**Dataset excerpt:**
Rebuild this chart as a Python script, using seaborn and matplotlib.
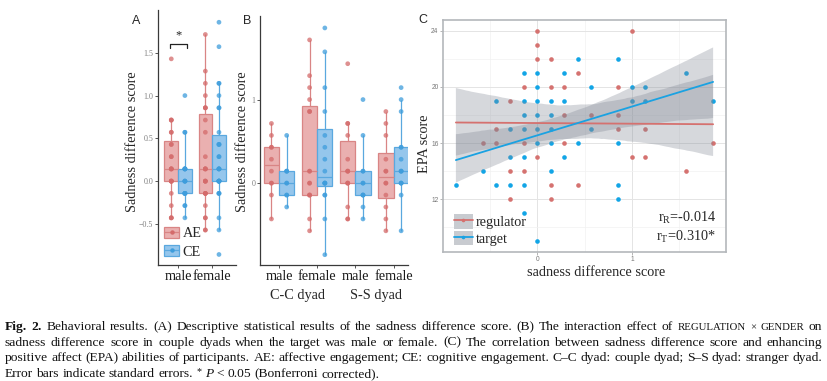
import numpy as np
import pandas as pd
import seaborn as sns
import matplotlib.pyplot as plt
from matplotlib.patches import Patch
from matplotlib.lines import Line2D
from matplotlib.font_manager import FontProperties

W, H = 828, 381

# sadness difference scores per cell (C-C = couple dyad, S-S = stranger dyad)
cc_male_ae = [-0.429, -0.143, 0, 0, 0.143, 0.286, 0.429, 0.429, 0.571, 0.714]
cc_male_ce = [-0.286, -0.143, -0.143, 0, 0, 0.143, 0.143, 0.143, 0.571]
cc_female_ae = [-0.571, -0.429, -0.143, -0.143, -0.143, 0, 0, 0.143, 0.143,
                0.857, 0.857, 1.0, 1.143, 1.286, 1.714]
cc_female_ce = [-0.857, -0.429, -0.143, -0.143, 0, 0, 0, 0, 0.143, 0.286,
                0.429, 0.571, 0.857, 1.143, 1.571, 1.857]
ss_male_ae = [-0.429, -0.429, -0.286, 0, 0, 0, 0.143, 0.143, 0.143, 0.286,
              0.571, 0.714, 0.714, 1.429]
ss_male_ce = [-0.429, -0.286, -0.143, -0.143, -0.143, 0, 0, 0.143, 0.143, 0.571, 1.0]
ss_female_ae = [-0.571, -0.429, -0.286, -0.143, 0, 0, 0.143, 0.143, 0.286,
                0.571, 0.714, 0.857]
ss_female_ce = [-0.571, -0.143, 0, 0, 0, 0.143, 0.143, 0.143, 0.286, 0.429,
                0.429, 0.857, 1.0, 1.143]

# panel C: sadness difference score (x) vs EPA score (y)
reg_x = [0, 1, 0, 0, 0.143, 0.429, -0.143, 0.143, 0.286, 0.857, -0.286,
         0.286, 0.571, 0.857, -0.429, 0.857, 1.143, -0.571, -0.429, -0.143,
         0.286, 1.857, 0, 1.0, 1.143, -0.286, -0.143, 1.571, 0.143, 0.429,
         -0.286, 0.143]
reg_y = [24, 24, 23, 22, 22, 21, 20, 20, 20, 20, 19, 18, 18, 18, 17, 17, 17,
         16, 16, 16, 16, 16, 15, 15, 15, 14, 14, 14, 13, 13, 12, 12]
tgt_x = [0.429, 0.857, -0.143, 0, 0.286, 1.571, 0, 0.571, 1.0, 1.143,
         -0.429, -0.143, 0, 0.143, 0.286, 1.0, 1.143, 1.857, -0.143, 0, 0.143,
         -0.286, -0.143, 0, 0.143, 0.571, 0, 0.143, 0.429, 0.857, -0.286,
         -0.143, 0.286, -0.571, 0.143, -0.857, -0.429, -0.286, -0.143, 0.857,
         0.857, -0.143, 0]
tgt_y = [22, 22, 21, 21, 21, 21, 20, 20, 20, 20, 19, 19, 19, 19, 19, 19, 19,
         19, 18, 18, 18, 17, 17, 17, 17, 17, 16, 16, 16, 16, 15, 15, 15, 14,
         14, 13, 13, 13, 13, 13, 12, 11, 9]

reg_levels = ["AE", "CE"]
gender_levels = ["male", "female"]
dyad_levels = ["C-C", "S-S"]
dyad_labels = ["C-C dyad", "S-S dyad"]
role_labels = ["regulator", "target"]
r_labels = [r"r$_{\mathrm{R}}$=-0.014", r"r$_{\mathrm{T}}$=0.310*"]

caption = [
    [("Fig. 2.", "bold", 1.0),
     (" Behavioral results. (A) Descriptive statistical results of the sadness difference score."
      " (B) The interaction effect of", "normal", 1.0),
     (" REGULATION × GENDER", "normal", 0.8), (" on", "normal", 1.0)],
    [("sadness difference score in couple dyads when the target was male or female. (C) The correlation"
      " between sadness difference score and enhancing", "normal", 1.0)],
    [("positive affect (EPA) abilities of participants. AE: affective engagement; CE: cognitive"
      " engagement. C–C dyad: couple dyad; S–S dyad: stranger dyad.", "normal", 1.0)],
    [("Error bars indicate standard errors.", "normal", 1.0), (" *", "sup", 0.75),
     (" P", "italic", 1.0), (" < 0.05 (Bonferroni corrected).", "normal", 1.0)],
]

cells = {("C-C", "male", "AE"): cc_male_ae, ("C-C", "male", "CE"): cc_male_ce,
         ("C-C", "female", "AE"): cc_female_ae, ("C-C", "female", "CE"): cc_female_ce,
         ("S-S", "male", "AE"): ss_male_ae, ("S-S", "male", "CE"): ss_male_ce,
         ("S-S", "female", "AE"): ss_female_ae, ("S-S", "female", "CE"): ss_female_ce}
rows = [(d, g, r, v) for (d, g, r), vals in cells.items() for v in vals]
df = pd.DataFrame(rows, columns=["dyad", "gender", "regulation", "score"])
df["cell"] = df["dyad"] + " " + df["gender"]
cell_order = [f"{d} {g}" for d in dyad_levels for g in gender_levels]

box_edge = {"AE": "#d98585", "CE": "#5aa8df"}
box_fill = {"AE": "#eab0b0", "CE": "#95c6ec"}
pt_col = {"AE": "#d46b6b", "CE": "#3e9ddc"}
reg_pt, tgt_pt = "#d57270", "#12a5e6"
reg_line, tgt_line = "#d5716f", "#1aa2e2"
band = (0.5, 0.53, 0.58, 0.32)

sns.set_theme(style="white")
plt.rcParams["font.family"] = ["Liberation Serif", "DejaVu Serif"]
plt.rcParams["mathtext.fontset"] = "custom"
plt.rcParams["mathtext.rm"] = "Liberation Serif"
plt.rcParams["mathtext.it"] = "Liberation Serif:italic"
plt.rcParams["mathtext.bf"] = "Liberation Serif:bold"

LAB = 10.3  # axis title size

fig = plt.figure(figsize=(W / 100, H / 100), dpi=100)


def px_axes(left, top, right, bottom):
    return fig.add_axes([left / W, 1 - bottom / H, (right - left) / W, (bottom - top) / H])


def ftext(x, y, s, **kw):
    return fig.text(x / W, 1 - y / H, s, **kw)


def box_panel(ax, xcol, order, ticklabels):
    sns.boxplot(data=df, x=xcol, y="score", hue="regulation", order=order,
                hue_order=reg_levels, width=0.8, gap=0, dodge=True,
                showcaps=False, showfliers=False, linewidth=0.9, legend=False, ax=ax)
    for p in ax.patches:
        xm = p.get_path().vertices[:, 0].mean()
        lev = "AE" if xm - round(xm) < 0 else "CE"
        p.set_facecolor(box_fill[lev])
        p.set_edgecolor(box_edge[lev])
        p.set_linewidth(0.9)
    for ln in ax.lines:
        xm = np.mean(ln.get_xdata())
        lev = "AE" if xm - round(xm) < 0 else "CE"
        ln.set_color(box_edge[lev])
        ln.set_linewidth(0.9)
    sns.stripplot(data=df, x=xcol, y="score", hue="regulation", order=order,
                  hue_order=reg_levels, dodge=True, jitter=False, palette=pt_col,
                  size=3.4, alpha=0.75, linewidth=0, legend=False, ax=ax)
    ax.set_ylim(-0.98, 2.0)
    ax.set_xlabel("")
    ax.set_ylabel("")
    for s in ["top", "right"]:
        ax.spines[s].set_visible(False)
    for s in ["left", "bottom"]:
        ax.spines[s].set_color("#3a3a3a")
        ax.spines[s].set_linewidth(0.9)
    ax.tick_params(left=True, bottom=True, length=2.2, width=0.6, color="#3a3a3a")
    ax.tick_params(axis="y", labelsize=5.8, labelcolor="#808080", pad=1.2)
    ax.tick_params(axis="x", labelsize=LAB, labelcolor="#1a1a1a", pad=1.5)
    ax.set_xticks(range(len(order)))
    ax.set_xticklabels(ticklabels)


# ---- panel A ----
axA = px_axes(158, 10, 236, 265)
box_panel(axA, "gender", gender_levels, gender_levels)
axA.set_xlim(-0.59, 1.7)
axA.set_yticks([-0.5, 0, 0.5, 1.0, 1.5])
axA.set_yticklabels(["\u22120.5", "0.0", "0.5", "1.0", "1.5"])
# significance bracket between AE and CE for male targets
half = 0.8 / 4
axA.plot([-half - 0.05, -half - 0.05, half + 0.05, half + 0.05], [1.56, 1.6, 1.6, 1.56],
         color="#222222", lw=0.9, clip_on=False)
axA.text(0, 1.63, "*", ha="center", va="bottom", fontsize=9, color="#222222")
leg_handles = [(Patch(facecolor=box_fill[l], edgecolor=box_edge[l], lw=0.9),
                Line2D([], [], color=box_edge[l], lw=0.9, marker="o", ms=3.2,
                       markerfacecolor=pt_col[l], markeredgewidth=0)) for l in reg_levels]
axA.legend(leg_handles, reg_levels, loc="lower left", bbox_to_anchor=(0.08, 0.025),
           frameon=False, fontsize=LAB, handlelength=1.05, handleheight=0.8,
           handletextpad=0.25, labelspacing=0.35, borderpad=0, borderaxespad=0)
ftext(133, 142, "Sadness difference score", rotation=90, ha="center", va="center", fontsize=LAB)
ftext(132, 21, "A", ha="left", va="center", fontsize=9, family="Liberation Sans")

# ---- panel B ----
axB = px_axes(260, 16, 408, 265)
box_panel(axB, "cell", cell_order, [g for d in dyad_levels for g in gender_levels])
axB.set_xlim(-0.5, 3.38)
axB.set_yticks([0, 1])
axB.set_yticklabels(["0", "1"])
ftext(243, 142, "Sadness difference score", rotation=90, ha="center", va="center", fontsize=LAB)
ftext(243, 21, "B", ha="left", va="center", fontsize=9, family="Liberation Sans")
for xc, lab in zip([298, 376], dyad_labels):
    ftext(xc, 295, lab, ha="center", va="center", fontsize=LAB)

# ---- panel C ----
axC = px_axes(443, 20, 726, 252)
sns.scatterplot(x=reg_x, y=reg_y, color=reg_pt, s=11, linewidth=0, ax=axC, zorder=2)
sns.scatterplot(x=tgt_x, y=tgt_y, color=tgt_pt, s=11, linewidth=0, ax=axC, zorder=2)
# fit lines over the shared range of scores
axC.set_xlim(min(reg_x + tgt_x), max(reg_x + tgt_x))
for xs, ys, c in [(reg_x, reg_y, reg_line), (tgt_x, tgt_y, tgt_line)]:
    n0 = len(axC.collections)
    sns.regplot(x=xs, y=ys, scatter=False, color=c, ci=95, n_boot=2000, seed=3,
                truncate=False, line_kws={"lw": 1.3, "zorder": 5}, ax=axC)
    for coll in axC.collections[n0:]:
        coll.set_facecolor(band)
        coll.set_edgecolor("none")
        coll.set_alpha(band[3])
        coll.set_zorder(3)
axC.set_xlim(-0.993, 1.993)
axC.set_ylim(8.25, 24.75)
axC.set_xticks([0, 1])
axC.set_xticks([-0.5, 0.5, 1.5], minor=True)
axC.set_yticks([12, 16, 20, 24])
axC.set_yticks([10, 14, 18, 22], minor=True)
axC.grid(which="major", color="#e4e4e4", lw=0.7)
axC.grid(which="minor", color="#f1f1f1", lw=0.5)
axC.set_axisbelow(True)
for s in axC.spines.values():
    s.set_color("#b4b7bb")
    s.set_linewidth(1.2)
axC.tick_params(which="major", left=True, bottom=True, length=2, width=0.5,
                color="#999999", labelsize=4.8, labelcolor="#777777", pad=1.2)
axC.tick_params(which="minor", length=0)
for t in axC.get_xticklabels() + axC.get_yticklabels():
    t.set_fontfamily("Liberation Sans")
axC.set_xlabel("")
axC.set_ylabel("")
c_handles = [(Patch(facecolor="#c8cbd0", edgecolor="none"),
              Line2D([], [], color=c, lw=1.3, marker="o", ms=2.6, markeredgewidth=0))
             for c in [reg_line, tgt_line]]
axC.legend(c_handles, role_labels, loc="lower left", bbox_to_anchor=(0.039, 0.026),
           frameon=False, fontsize=LAB, handlelength=1.3, handleheight=1.15,
           handletextpad=0.2, labelspacing=0.12, borderpad=0, borderaxespad=0)
for yc, lab in zip([218, 237], r_labels):
    ftext(716, yc, lab, ha="right", va="center", fontsize=LAB)
ftext(425, 144, "EPA score", rotation=90, ha="center", va="center", fontsize=LAB)
ftext(596, 273, "sadness difference score", ha="center", va="center", fontsize=LAB)
ftext(418, 20, "C", ha="left", va="center", fontsize=9, family="Liberation Sans")

# ---- caption (justified lines) ----
renderer = fig.canvas.get_renderer()


def fprops(kind, size):
    return FontProperties(family="Liberation Serif", size=size,
                          weight="bold" if kind == "bold" else "normal",
                          style="italic" if kind == "italic" else "normal")


def run_width(s, kind, size):
    fp = fprops(kind, size)
    w1 = renderer.get_text_width_height_descent("|" + s + "|", fp, ismath=False)[0]
    w0 = renderer.get_text_width_height_descent("||", fp, ismath=False)[0]
    return w1 - w0


def words(line):
    return [(w, k, f) for s, k, f in line for w in s.split(" ") if w]


LINE_W = 817
probe = 10
nat = []
for line in caption:
    ws = words(line)
    nat.append(sum(run_width(w, k, probe * f) for w, k, f in ws)
               + (len(ws) - 1) * run_width(" ", "normal", probe))
cap_size = probe * LINE_W / max(nat) * 0.995
space = run_width(" ", "normal", cap_size)
for i, line in enumerate(caption):
    ws = words(line)
    widths = [run_width(w, k, cap_size * f) for w, k, f in ws]
    gap = space if i == len(caption) - 1 else (LINE_W - sum(widths)) / (len(ws) - 1)
    x = 5
    base = 330 + i * 15.7
    for (w, k, f), wd in zip(ws, widths):
        y = base - (3 if k == "sup" else 0)
        ftext(x, y, w, ha="left", va="baseline", fontproperties=fprops(k, cap_size * f),
              color="#111111")
        x += wd + gap

fig.savefig("out.png", dpi=100)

**Aim of the task:**
Return, unchanged, the lines from the first line of the material through the line that holds "W, H = 828, 381", inclusive, omitting pictures.

**Answer to this exercise:**
Rebuild this chart as a Python script, using seaborn and matplotlib.
import numpy as np
import pandas as pd
import seaborn as sns
import matplotlib.pyplot as plt
from matplotlib.patches import Patch
from matplotlib.lines import Line2D
from matplotlib.font_manager import FontProperties

W, H = 828, 381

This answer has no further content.